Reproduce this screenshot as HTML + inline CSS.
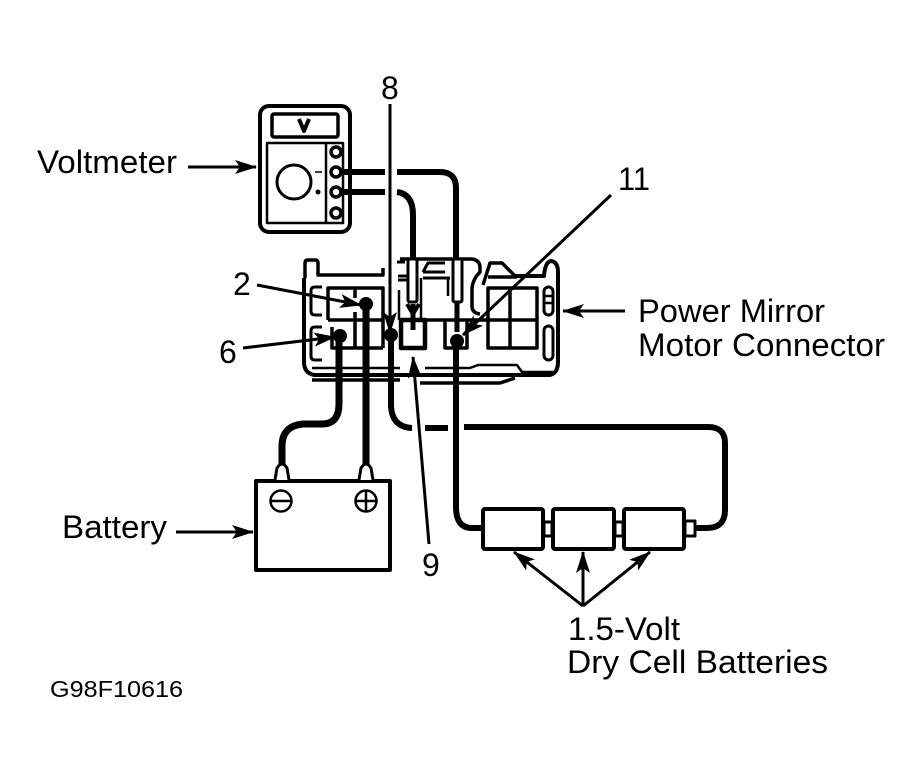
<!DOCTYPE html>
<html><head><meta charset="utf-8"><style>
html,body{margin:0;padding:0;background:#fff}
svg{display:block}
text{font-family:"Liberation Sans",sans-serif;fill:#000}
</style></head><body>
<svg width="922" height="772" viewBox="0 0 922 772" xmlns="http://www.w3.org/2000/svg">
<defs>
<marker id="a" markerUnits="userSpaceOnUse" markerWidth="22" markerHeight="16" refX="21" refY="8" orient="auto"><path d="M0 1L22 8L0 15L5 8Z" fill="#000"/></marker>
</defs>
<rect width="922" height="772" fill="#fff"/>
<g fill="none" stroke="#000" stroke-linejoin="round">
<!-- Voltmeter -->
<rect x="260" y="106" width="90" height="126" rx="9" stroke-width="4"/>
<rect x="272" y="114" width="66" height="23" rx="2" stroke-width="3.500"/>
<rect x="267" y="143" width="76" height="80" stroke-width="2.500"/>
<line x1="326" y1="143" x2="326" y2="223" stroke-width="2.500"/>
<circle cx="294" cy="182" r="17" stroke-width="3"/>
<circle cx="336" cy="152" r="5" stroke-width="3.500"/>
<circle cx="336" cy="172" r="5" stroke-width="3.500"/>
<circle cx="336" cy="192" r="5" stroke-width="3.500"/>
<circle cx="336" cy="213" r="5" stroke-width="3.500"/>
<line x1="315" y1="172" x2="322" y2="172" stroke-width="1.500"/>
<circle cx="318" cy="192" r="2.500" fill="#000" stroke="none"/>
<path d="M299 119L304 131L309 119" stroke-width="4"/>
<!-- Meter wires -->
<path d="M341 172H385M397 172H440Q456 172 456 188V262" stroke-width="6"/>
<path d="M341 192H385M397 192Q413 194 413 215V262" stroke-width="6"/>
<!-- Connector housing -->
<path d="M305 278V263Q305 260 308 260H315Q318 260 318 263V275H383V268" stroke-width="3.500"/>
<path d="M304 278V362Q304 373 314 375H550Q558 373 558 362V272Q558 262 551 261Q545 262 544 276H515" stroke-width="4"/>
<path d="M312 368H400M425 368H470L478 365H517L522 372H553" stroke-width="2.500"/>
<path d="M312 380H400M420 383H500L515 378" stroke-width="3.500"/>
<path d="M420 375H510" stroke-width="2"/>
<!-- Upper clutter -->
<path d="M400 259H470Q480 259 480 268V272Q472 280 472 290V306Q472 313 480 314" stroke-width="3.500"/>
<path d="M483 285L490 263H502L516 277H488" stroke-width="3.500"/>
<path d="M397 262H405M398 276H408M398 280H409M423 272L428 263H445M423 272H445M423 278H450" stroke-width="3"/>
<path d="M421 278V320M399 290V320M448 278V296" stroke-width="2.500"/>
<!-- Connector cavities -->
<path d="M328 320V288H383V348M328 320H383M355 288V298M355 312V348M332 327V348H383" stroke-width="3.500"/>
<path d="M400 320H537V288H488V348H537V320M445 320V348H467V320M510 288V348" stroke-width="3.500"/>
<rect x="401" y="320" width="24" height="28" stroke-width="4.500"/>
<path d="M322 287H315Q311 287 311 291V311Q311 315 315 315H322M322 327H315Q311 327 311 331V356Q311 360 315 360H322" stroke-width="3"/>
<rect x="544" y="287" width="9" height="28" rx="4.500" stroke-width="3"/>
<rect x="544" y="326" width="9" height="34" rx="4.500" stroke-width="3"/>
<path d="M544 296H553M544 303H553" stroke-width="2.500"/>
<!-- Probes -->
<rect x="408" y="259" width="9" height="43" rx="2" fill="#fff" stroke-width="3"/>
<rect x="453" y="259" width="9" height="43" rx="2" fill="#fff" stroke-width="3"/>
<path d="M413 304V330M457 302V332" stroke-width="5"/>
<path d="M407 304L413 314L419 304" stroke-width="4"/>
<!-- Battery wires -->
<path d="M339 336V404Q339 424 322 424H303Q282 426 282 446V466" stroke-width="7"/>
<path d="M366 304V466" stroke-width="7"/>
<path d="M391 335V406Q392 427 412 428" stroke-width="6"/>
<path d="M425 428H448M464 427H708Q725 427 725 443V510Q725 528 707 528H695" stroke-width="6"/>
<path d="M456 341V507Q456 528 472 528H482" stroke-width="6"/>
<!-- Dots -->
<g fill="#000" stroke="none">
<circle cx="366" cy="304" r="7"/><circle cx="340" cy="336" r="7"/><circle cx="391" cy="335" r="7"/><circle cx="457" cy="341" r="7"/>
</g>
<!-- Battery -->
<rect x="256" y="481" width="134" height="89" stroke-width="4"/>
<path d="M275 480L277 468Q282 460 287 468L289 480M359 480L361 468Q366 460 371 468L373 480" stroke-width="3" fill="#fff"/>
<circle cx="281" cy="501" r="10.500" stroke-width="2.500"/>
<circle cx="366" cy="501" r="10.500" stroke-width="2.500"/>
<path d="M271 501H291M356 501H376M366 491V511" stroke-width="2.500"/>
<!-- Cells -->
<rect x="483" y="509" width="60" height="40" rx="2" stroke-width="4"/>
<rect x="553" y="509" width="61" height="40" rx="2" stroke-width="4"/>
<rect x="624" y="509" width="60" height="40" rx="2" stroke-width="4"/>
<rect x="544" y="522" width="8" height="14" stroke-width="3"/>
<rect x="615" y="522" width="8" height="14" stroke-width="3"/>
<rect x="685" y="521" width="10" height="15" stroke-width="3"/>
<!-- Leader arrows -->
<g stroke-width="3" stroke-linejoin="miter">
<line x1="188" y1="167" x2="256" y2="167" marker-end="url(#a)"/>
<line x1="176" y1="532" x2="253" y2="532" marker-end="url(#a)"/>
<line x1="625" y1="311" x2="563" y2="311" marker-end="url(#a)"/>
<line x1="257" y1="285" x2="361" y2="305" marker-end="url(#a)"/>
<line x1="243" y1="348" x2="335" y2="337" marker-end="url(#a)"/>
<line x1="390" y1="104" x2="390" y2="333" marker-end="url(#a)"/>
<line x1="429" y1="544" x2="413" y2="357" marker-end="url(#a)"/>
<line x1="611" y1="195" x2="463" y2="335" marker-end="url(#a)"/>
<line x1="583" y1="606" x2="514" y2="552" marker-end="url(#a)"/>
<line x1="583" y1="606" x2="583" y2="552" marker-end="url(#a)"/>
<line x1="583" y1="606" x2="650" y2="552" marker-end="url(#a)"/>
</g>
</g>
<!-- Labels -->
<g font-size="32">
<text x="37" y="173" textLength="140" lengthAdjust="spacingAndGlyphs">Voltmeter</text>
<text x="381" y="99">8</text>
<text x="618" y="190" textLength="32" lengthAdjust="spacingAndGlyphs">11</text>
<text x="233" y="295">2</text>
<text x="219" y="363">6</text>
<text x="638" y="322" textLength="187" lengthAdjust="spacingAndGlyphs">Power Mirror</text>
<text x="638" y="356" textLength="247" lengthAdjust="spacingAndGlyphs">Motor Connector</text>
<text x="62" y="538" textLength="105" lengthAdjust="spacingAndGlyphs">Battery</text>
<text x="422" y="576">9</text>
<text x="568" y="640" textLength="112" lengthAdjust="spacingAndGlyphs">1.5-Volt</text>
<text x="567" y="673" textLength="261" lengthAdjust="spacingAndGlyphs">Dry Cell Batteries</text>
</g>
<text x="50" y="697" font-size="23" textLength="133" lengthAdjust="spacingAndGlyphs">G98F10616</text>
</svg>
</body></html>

Given instruction -> Take the listing above and restate it word for word, without its pictures.

The response ->
Reproduce this screenshot as HTML + inline CSS.
<!DOCTYPE html>
<html><head><meta charset="utf-8"><style>
html,body{margin:0;padding:0;background:#fff}
svg{display:block}
text{font-family:"Liberation Sans",sans-serif;fill:#000}
</style></head><body>
<svg width="922" height="772" viewBox="0 0 922 772" xmlns="http://www.w3.org/2000/svg">
<defs>
<marker id="a" markerUnits="userSpaceOnUse" markerWidth="22" markerHeight="16" refX="21" refY="8" orient="auto"><path d="M0 1L22 8L0 15L5 8Z" fill="#000"/></marker>
</defs>
<rect width="922" height="772" fill="#fff"/>
<g fill="none" stroke="#000" stroke-linejoin="round">
<!-- Voltmeter -->
<rect x="260" y="106" width="90" height="126" rx="9" stroke-width="4"/>
<rect x="272" y="114" width="66" height="23" rx="2" stroke-width="3.500"/>
<rect x="267" y="143" width="76" height="80" stroke-width="2.500"/>
<line x1="326" y1="143" x2="326" y2="223" stroke-width="2.500"/>
<circle cx="294" cy="182" r="17" stroke-width="3"/>
<circle cx="336" cy="152" r="5" stroke-width="3.500"/>
<circle cx="336" cy="172" r="5" stroke-width="3.500"/>
<circle cx="336" cy="192" r="5" stroke-width="3.500"/>
<circle cx="336" cy="213" r="5" stroke-width="3.500"/>
<line x1="315" y1="172" x2="322" y2="172" stroke-width="1.500"/>
<circle cx="318" cy="192" r="2.500" fill="#000" stroke="none"/>
<path d="M299 119L304 131L309 119" stroke-width="4"/>
<!-- Meter wires -->
<path d="M341 172H385M397 172H440Q456 172 456 188V262" stroke-width="6"/>
<path d="M341 192H385M397 192Q413 194 413 215V262" stroke-width="6"/>
<!-- Connector housing -->
<path d="M305 278V263Q305 260 308 260H315Q318 260 318 263V275H383V268" stroke-width="3.500"/>
<path d="M304 278V362Q304 373 314 375H550Q558 373 558 362V272Q558 262 551 261Q545 262 544 276H515" stroke-width="4"/>
<path d="M312 368H400M425 368H470L478 365H517L522 372H553" stroke-width="2.500"/>
<path d="M312 380H400M420 383H500L515 378" stroke-width="3.500"/>
<path d="M420 375H510" stroke-width="2"/>
<!-- Upper clutter -->
<path d="M400 259H470Q480 259 480 268V272Q472 280 472 290V306Q472 313 480 314" stroke-width="3.500"/>
<path d="M483 285L490 263H502L516 277H488" stroke-width="3.500"/>
<path d="M397 262H405M398 276H408M398 280H409M423 272L428 263H445M423 272H445M423 278H450" stroke-width="3"/>
<path d="M421 278V320M399 290V320M448 278V296" stroke-width="2.500"/>
<!-- Connector cavities -->
<path d="M328 320V288H383V348M328 320H383M355 288V298M355 312V348M332 327V348H383" stroke-width="3.500"/>
<path d="M400 320H537V288H488V348H537V320M445 320V348H467V320M510 288V348" stroke-width="3.500"/>
<rect x="401" y="320" width="24" height="28" stroke-width="4.500"/>
<path d="M322 287H315Q311 287 311 291V311Q311 315 315 315H322M322 327H315Q311 327 311 331V356Q311 360 315 360H322" stroke-width="3"/>
<rect x="544" y="287" width="9" height="28" rx="4.500" stroke-width="3"/>
<rect x="544" y="326" width="9" height="34" rx="4.500" stroke-width="3"/>
<path d="M544 296H553M544 303H553" stroke-width="2.500"/>
<!-- Probes -->
<rect x="408" y="259" width="9" height="43" rx="2" fill="#fff" stroke-width="3"/>
<rect x="453" y="259" width="9" height="43" rx="2" fill="#fff" stroke-width="3"/>
<path d="M413 304V330M457 302V332" stroke-width="5"/>
<path d="M407 304L413 314L419 304" stroke-width="4"/>
<!-- Battery wires -->
<path d="M339 336V404Q339 424 322 424H303Q282 426 282 446V466" stroke-width="7"/>
<path d="M366 304V466" stroke-width="7"/>
<path d="M391 335V406Q392 427 412 428" stroke-width="6"/>
<path d="M425 428H448M464 427H708Q725 427 725 443V510Q725 528 707 528H695" stroke-width="6"/>
<path d="M456 341V507Q456 528 472 528H482" stroke-width="6"/>
<!-- Dots -->
<g fill="#000" stroke="none">
<circle cx="366" cy="304" r="7"/><circle cx="340" cy="336" r="7"/><circle cx="391" cy="335" r="7"/><circle cx="457" cy="341" r="7"/>
</g>
<!-- Battery -->
<rect x="256" y="481" width="134" height="89" stroke-width="4"/>
<path d="M275 480L277 468Q282 460 287 468L289 480M359 480L361 468Q366 460 371 468L373 480" stroke-width="3" fill="#fff"/>
<circle cx="281" cy="501" r="10.500" stroke-width="2.500"/>
<circle cx="366" cy="501" r="10.500" stroke-width="2.500"/>
<path d="M271 501H291M356 501H376M366 491V511" stroke-width="2.500"/>
<!-- Cells -->
<rect x="483" y="509" width="60" height="40" rx="2" stroke-width="4"/>
<rect x="553" y="509" width="61" height="40" rx="2" stroke-width="4"/>
<rect x="624" y="509" width="60" height="40" rx="2" stroke-width="4"/>
<rect x="544" y="522" width="8" height="14" stroke-width="3"/>
<rect x="615" y="522" width="8" height="14" stroke-width="3"/>
<rect x="685" y="521" width="10" height="15" stroke-width="3"/>
<!-- Leader arrows -->
<g stroke-width="3" stroke-linejoin="miter">
<line x1="188" y1="167" x2="256" y2="167" marker-end="url(#a)"/>
<line x1="176" y1="532" x2="253" y2="532" marker-end="url(#a)"/>
<line x1="625" y1="311" x2="563" y2="311" marker-end="url(#a)"/>
<line x1="257" y1="285" x2="361" y2="305" marker-end="url(#a)"/>
<line x1="243" y1="348" x2="335" y2="337" marker-end="url(#a)"/>
<line x1="390" y1="104" x2="390" y2="333" marker-end="url(#a)"/>
<line x1="429" y1="544" x2="413" y2="357" marker-end="url(#a)"/>
<line x1="611" y1="195" x2="463" y2="335" marker-end="url(#a)"/>
<line x1="583" y1="606" x2="514" y2="552" marker-end="url(#a)"/>
<line x1="583" y1="606" x2="583" y2="552" marker-end="url(#a)"/>
<line x1="583" y1="606" x2="650" y2="552" marker-end="url(#a)"/>
</g>
</g>
<!-- Labels -->
<g font-size="32">
<text x="37" y="173" textLength="140" lengthAdjust="spacingAndGlyphs">Voltmeter</text>
<text x="381" y="99">8</text>
<text x="618" y="190" textLength="32" lengthAdjust="spacingAndGlyphs">11</text>
<text x="233" y="295">2</text>
<text x="219" y="363">6</text>
<text x="638" y="322" textLength="187" lengthAdjust="spacingAndGlyphs">Power Mirror</text>
<text x="638" y="356" textLength="247" lengthAdjust="spacingAndGlyphs">Motor Connector</text>
<text x="62" y="538" textLength="105" lengthAdjust="spacingAndGlyphs">Battery</text>
<text x="422" y="576">9</text>
<text x="568" y="640" textLength="112" lengthAdjust="spacingAndGlyphs">1.5-Volt</text>
<text x="567" y="673" textLength="261" lengthAdjust="spacingAndGlyphs">Dry Cell Batteries</text>
</g>
<text x="50" y="697" font-size="23" textLength="133" lengthAdjust="spacingAndGlyphs">G98F10616</text>
</svg>
</body></html>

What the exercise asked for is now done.